The California Supreme Court gives each side 30 minutes to present oral argument regardless of the number of parties on that side, allows the parties to request to divide oral argument among multiple counsel, and generally forbids argument segments of less than ten minutes per advocate. (Cal. Rules of Court, rule 8.524(e) and (f).)

This raises the question whether multiple parties on one side of a case should divide their oral argument time between them, or simply designate one advocate to argue on behalf of all. We are of the opinion that splitting an argument is often a mistake because it dilutes the parties’ ability to answer the Court’s questions meaningfully and the justices don’t particularly like it. Case in point: in one recent argument, the parties on one side split their argument time three ways and court observers reported it was not effective; even though their experienced appellate counsel tried hard to be coordinated, the argument came across as disjointed. So a good general rule is to avoid splitting argument time. That said, in some cases it may be worth it to allocate ten minutes to counsel for amici to allow them to address a case’s broader policy implications.
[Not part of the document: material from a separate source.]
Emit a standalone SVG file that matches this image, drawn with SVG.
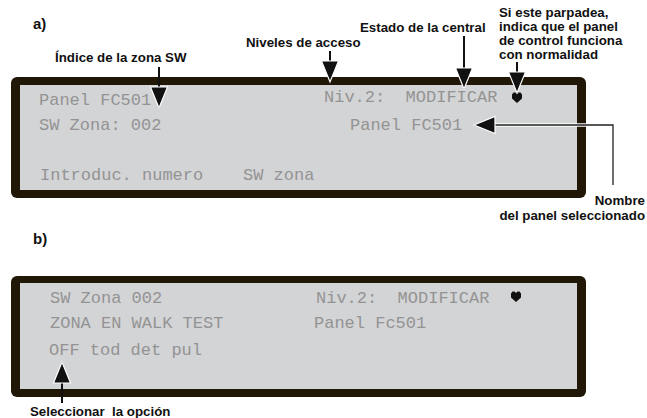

Of more arcane interest, perhaps, is what happens if the parties cannot agree who will argue for their side. One option is that the Court could basically tell them, “We’re not your mother—you figure out which ONE person is going to show up or you will forfeit oral argument.” (This is the approach taken by the U.S. Supreme Court in Carciere v. Kempthorne in 2008, as reported here and here.) Alternatively, the Court might order the argument split into two or more equal segments, reasoning that the parties will have to be stuck with an ineffective argument plan if they can’t get their act together.